VOORHEES, N.J. (CBS) - Eight graders at Kellman Brown Academy in South Jersey are learning about the Holocaust this year through a special project that is turning their class into a documentary film.

"Names Not Numbers is a program where the kids in 8th grade get to meet four Holocaust survivors," explains 14-year-old Gavi Melman, "and we get to interview them and learn about their lives and their individual stories from the Holocaust."

The process is being filmed and made into a documentary, a project created by Tova Rosenberg:

"You know, there are a lot of Holocaust oral histories, but this is so unique because this is the kids doing everything of the project."

She says the students get lots of guidance:

"A journalist comes in and teaches the students interviewing techniques, the filmmaker teachers them how to use the professional film equipment, they craft their questions."

Holocaust teacher Andy Friedman says kids get a greater understanding when you teach the Holocaust one story at a time:

"That's why this program is so important, they're not numbers.

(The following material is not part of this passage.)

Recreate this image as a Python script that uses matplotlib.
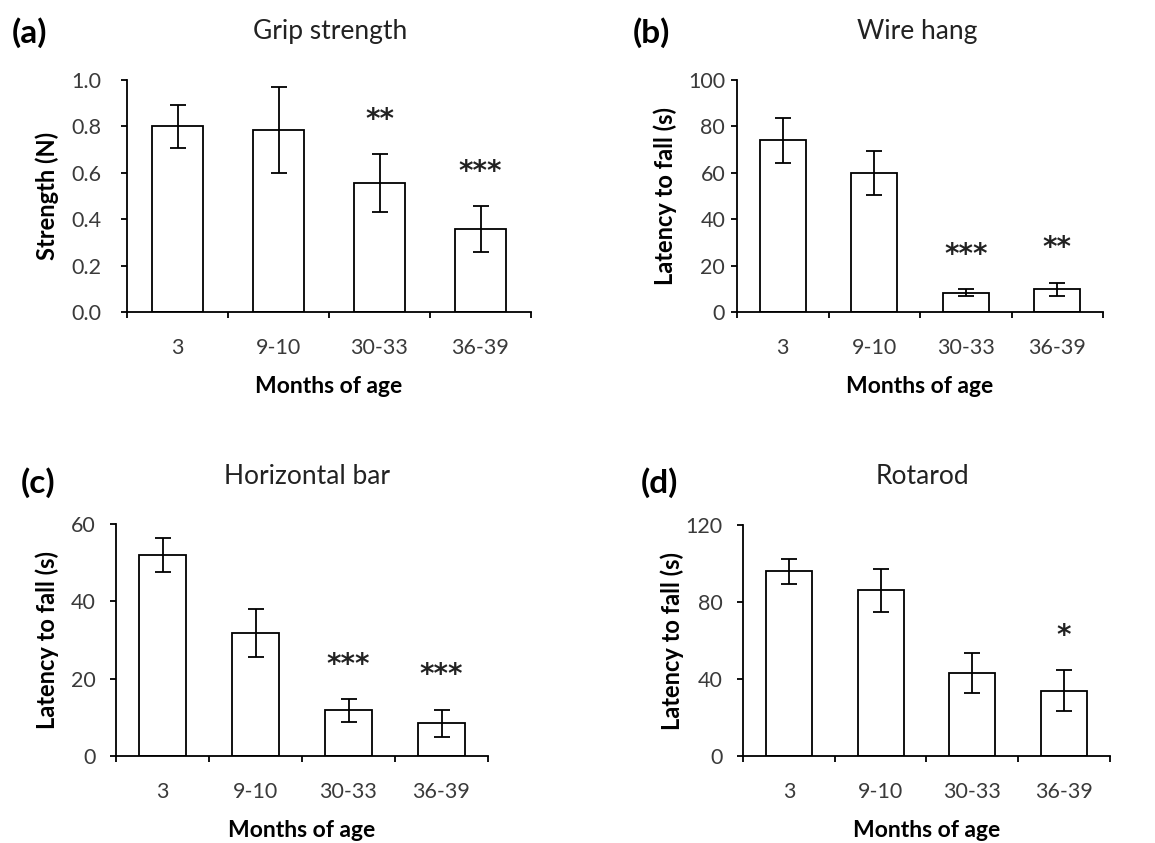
import matplotlib
matplotlib.use("Agg")
import matplotlib.pyplot as plt
import numpy as np

plt.rcParams['font.family'] = ['Lato', 'DejaVu Sans']

ages = ['3', '9-10', '30-33', '36-39']

grip_mean = [0.80, 0.785, 0.555, 0.358]
grip_err = [0.093, 0.185, 0.125, 0.099]
grip_stars = ['', '', '**', '***']

wire_mean = [74.0, 60.0, 8.3, 9.8]
wire_err = [9.8, 9.6, 1.5, 2.9]
wire_stars = ['', '', '***', '**']

hbar_mean = [52.0, 31.8, 11.8, 8.5]
hbar_err = [4.5, 6.3, 3.0, 3.5]
hbar_stars = ['', '', '***', '***']

rota_mean = [96.0, 86.0, 43.0, 34.0]
rota_err = [6.5, 11.0, 10.5, 10.5]
rota_stars = ['', '', '', '*']

panels = [
    # letter, title, ylabel, means, errs, stars, yticks, ytick labels
    ('(a)', 'Grip strength', 'Strength (N)', grip_mean, grip_err, grip_stars,
     [0, 0.2, 0.4, 0.6, 0.8, 1.0], ['0.0', '0.2', '0.4', '0.6', '0.8', '1.0']),
    ('(b)', 'Wire hang', 'Latency to fall (s)', wire_mean, wire_err, wire_stars,
     [0, 20, 40, 60, 80, 100], None),
    ('(c)', 'Horizontal bar', 'Latency to fall (s)', hbar_mean, hbar_err, hbar_stars,
     [0, 20, 40, 60], None),
    ('(d)', 'Rotarod', 'Latency to fall (s)', rota_mean, rota_err, rota_stars,
     [0, 40, 80, 120], None),
]

W, H = 1155, 843
fig = plt.figure(figsize=(W / 100, H / 100), dpi=100)

# axes boxes in pixels: left, right, top, bottom
boxes = [(127, 531, 80, 312), (737, 1103, 80, 312),
         (116, 488, 524, 756), (743, 1110, 525, 756)]
# label positions in pixels
letter_pos = [(12, 33), (633, 33), (21, 483), (641, 483)]
title_pos = [(330, 32), (917, 32), (307, 477), (922, 477)]
ylab_x = [47, 665, 47, 672]
ytick_pad = [14, 4, 10, 10]
tick_col = '#3a3a3a'

for (letter, title, ylab, means, errs, stars, yt, ytl), (l, r, t, b), lp, tp, yx, yp in zip(
        panels, boxes, letter_pos, title_pos, ylab_x, ytick_pad):
    ax = fig.add_axes([l / W, 1 - b / H, (r - l) / W, (b - t) / H])
    x = np.arange(len(ages))
    ax.bar(x, means, width=0.5, color='white', edgecolor='black', linewidth=1.3, zorder=2)
    ax.errorbar(x, means, yerr=errs, fmt='none', ecolor='black', elinewidth=1.3,
                capsize=6, capthick=1.3, zorder=3)
    ymax = yt[-1]
    for xi, m, e, s in zip(x, means, errs, stars):
        if s:
            ax.annotate(s, (xi, m + e + 0.185 * ymax), xytext=(0, -12),
                        textcoords='offset points', ha='center', va='baseline',
                        fontsize=20, fontweight='bold', color='#222222',
                        family='DejaVu Sans')
    ax.set_xlim(-0.5, 3.5)
    ax.set_ylim(0, ymax)
    ax.set_yticks(yt)
    if ytl:
        ax.set_yticklabels(ytl)
    ax.set_xticks(x)
    ax.set_xticklabels(ages)
    ax.set_xticks(np.arange(-0.5, 4, 1), minor=True)
    ax.tick_params(axis='x', which='major', length=0, pad=19, labelsize=15.5, labelcolor=tick_col)
    ax.tick_params(axis='x', which='minor', length=4.5, width=1.3, direction='out')
    ax.tick_params(axis='y', length=4.5, width=1.3, direction='out', pad=yp,
                   labelsize=15.5, labelcolor=tick_col)
    for sp in ['top', 'right']:
        ax.spines[sp].set_visible(False)
    for sp in ['left', 'bottom']:
        ax.spines[sp].set_linewidth(1.3)
    ax.set_xlabel('Months of age', fontsize=16.5, fontweight='bold', labelpad=13)
    fig.text(yx / W, 1 - ((t + b) / 2) / H, ylab, rotation=90, ha='center', va='center',
             fontsize=17, fontweight='bold')
    fig.text(lp[0] / W, 1 - lp[1] / H, letter, ha='left', va='center',
             fontsize=24, fontweight='bold')
    fig.text(tp[0] / W, 1 - tp[1] / H, title, ha='center', va='center',
             fontsize=19, color='#222222')

fig.savefig('out.png', dpi=100)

They're names. Who are they? They're your age, they're your parents age. They fought with their parents, they didn't want to practice piano -- everything, they are you."

All of this semester's work is preparation to interview actual concentration camp survivors, an opportunity Melman calls unbelievable:

"Most people understand the figure; six million Jews died in the Holocaust. But it's really, really hard for people to realize all of these people were real people."

The documentaries will be archived at Israel's Holocaust memorial.